── Source data

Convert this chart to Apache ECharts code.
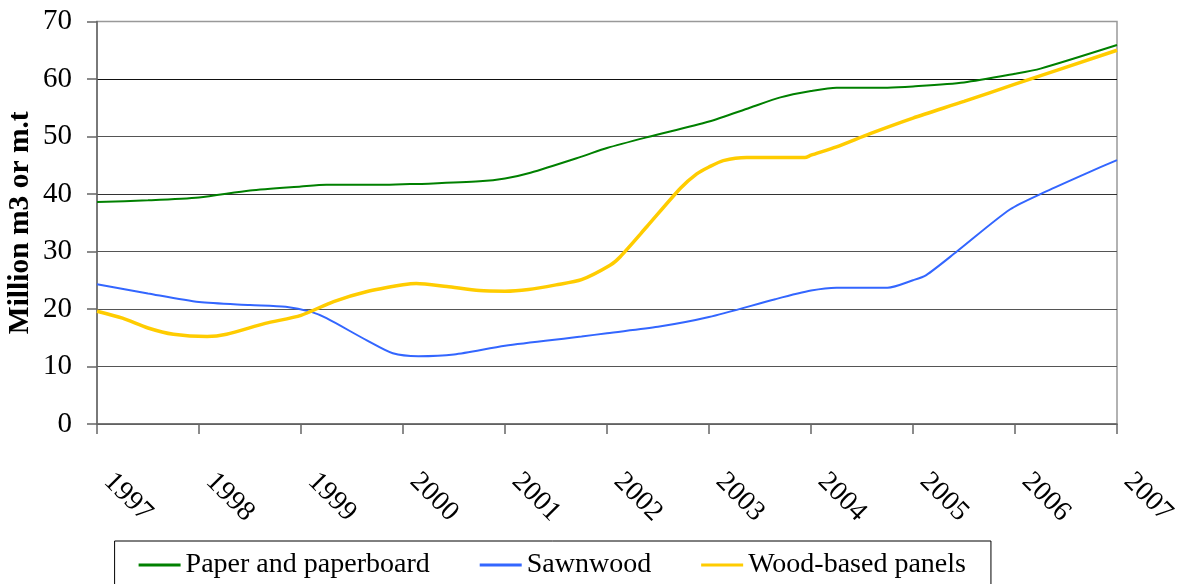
<!DOCTYPE html>
<html>
<head>
<meta charset="utf-8">
<script src="https://cdn.jsdelivr.net/npm/echarts@6/dist/echarts.min.js"></script>
<style>html,body{margin:0;padding:0;background:#fff;}#c{width:1177px;height:584px;}</style>
</head>
<body>
<div id="c"></div>
<script>
const yearLabels = ['1997','1998','1999','2000','2001','2002','2003','2004','2005','2006','2007'];
const seriesNames = ['Paper and paperboard','Sawnwood','Wood-based panels'];

const paperYears  = [1997.0,1997.5,1998.0,1998.5,1999.0,1999.25,1999.75,2000.0,2000.25,2000.75,2001.0,2001.25,2001.75,2002.0,2002.4,2003.0,2003.4,2003.7,2004.0,2004.25,2004.75,2005.0,2005.5,2006.0,2006.25,2007.0];
const paperValues = [38.6,38.9,39.4,40.6,41.3,41.6,41.6,41.7,41.8,42.2,42.7,43.7,46.5,48.0,49.9,52.6,55.0,56.8,57.9,58.5,58.5,58.7,59.4,60.9,61.8,65.9];

const sawnYears  = [1997.0,1997.5,1998.0,1998.5,1998.85,1999.1,1999.25,1999.65,1999.9,2000.15,2000.5,2001.0,2001.75,2002.0,2002.5,2003.0,2003.65,2004.0,2004.25,2004.75,2005.0,2005.13,2005.43,2005.95,2006.3,2006.7,2007.0];
const sawnValues = [24.3,22.7,21.2,20.7,20.4,19.5,18.4,14.5,12.3,11.8,12.1,13.6,15.2,15.8,16.9,18.6,21.7,23.2,23.7,23.7,25.0,25.9,30.0,37.3,40.4,43.6,45.9];

const panelYears  = [1997.0,1997.25,1997.5,1997.75,1998.08,1998.27,1998.65,1999.0,1999.32,1999.64,2000.0,2000.13,2000.43,2000.75,2001.0,2001.23,2001.5,2001.75,2002.03,2002.13,2002.39,2002.72,2002.88,2003.0,2003.14,2003.37,2003.94,2004.0,2004.25,2004.58,2005.0,2005.5,2006.0,2007.0];
const panelValues = [19.6,18.4,16.7,15.6,15.2,15.6,17.5,18.9,21.3,23.0,24.2,24.45,23.9,23.2,23.1,23.4,24.2,25.1,27.6,29.1,34.3,41.0,43.5,44.7,45.8,46.35,46.35,46.75,48.2,50.5,53.2,56.1,59.1,65.0];

const zip = (xs, ys) => xs.map((x, i) => [x, ys[i]]);
const font = '"Liberation Serif","Times New Roman",serif';

const chart = echarts.init(document.getElementById('c'));
chart.setOption({
  animation: false,
  grid: { left: 97, right: 60, top: 21.5, bottom: 160, containLabel: false, outerBoundsMode: 'none',
          show: true, borderColor: '#999', borderWidth: 1.5, backgroundColor: 'transparent' },
  xAxis: {
    type: 'value', min: 1997, max: 2007, interval: 1,
    axisLine: { lineStyle: { color: '#666', width: 1.5 } },
    axisTick: { show: true, length: 10, lineStyle: { color: '#666', width: 1.5 } },
    splitLine: { show: false },
    axisLabel: {
      rotate: -45, margin: 42, padding: [0, 0, 0, 16], color: '#000', fontFamily: font, fontSize: 28,
      formatter: v => yearLabels[Math.round(v - 1997)]
    }
  },
  yAxis: {
    type: 'value', min: 0, max: 70, interval: 10,
    name: 'Million m3 or m.t', nameLocation: 'middle', nameGap: 62, nameRotate: 90, nameMoveOverlap: false,
    nameTextStyle: { color: '#000', fontFamily: font, fontSize: 29.5, fontWeight: 'bold' },
    axisLine: { show: true, lineStyle: { color: '#666', width: 1.5 } },
    axisTick: { show: true, length: 10, lineStyle: { color: '#666', width: 1.5 } },
    axisLabel: { margin: 25, color: '#000', fontFamily: font, fontSize: 29 },
    splitLine: { show: true, lineStyle: { color: ['#555','#555','#555','#555','#333','#555','#111','#999'], width: 1 } }
  },
  legend: {
    left: 114.6, top: 541, orient: 'horizontal',
    padding: [10, 25, 20, 24], itemGap: 50, itemWidth: 42, itemHeight: 3,
    borderColor: '#000', borderWidth: 1,
    icon: 'rect',
    textStyle: { color: '#000', fontFamily: font, fontSize: 28 },
    data: seriesNames
  },
  series: [
    { name: seriesNames[0], type: 'line', data: zip(paperYears, paperValues), showSymbol: false, smooth: 0.25,
      lineStyle: { color: '#008000', width: 2 }, itemStyle: { color: '#008000' } },
    { name: seriesNames[1], type: 'line', data: zip(sawnYears, sawnValues), showSymbol: false, smooth: 0.25,
      lineStyle: { color: '#3366FF', width: 2 }, itemStyle: { color: '#3366FF' } },
    { name: seriesNames[2], type: 'line', data: zip(panelYears, panelValues), showSymbol: false, smooth: 0.25,
      lineStyle: { color: '#FFCC00', width: 3.5 }, itemStyle: { color: '#FFCC00' } }
  ]
});
</script>
</body>
</html>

────

**What you need to do:**
Reproduce only the lines from the beginning of the data through the line that contains "const seriesNames = ['Paper", both included, and please drop the pictures.

**Problem solution:**
Convert this chart to Apache ECharts code.
<!DOCTYPE html>
<html>
<head>
<meta charset="utf-8">
<script src="https://cdn.jsdelivr.net/npm/echarts@6/dist/echarts.min.js"></script>
<style>html,body{margin:0;padding:0;background:#fff;}#c{width:1177px;height:584px;}</style>
</head>
<body>
<div id="c"></div>
<script>
const yearLabels = ['1997','1998','1999','2000','2001','2002','2003','2004','2005','2006','2007'];
const seriesNames = ['Paper and paperboard','Sawnwood','Wood-based panels'];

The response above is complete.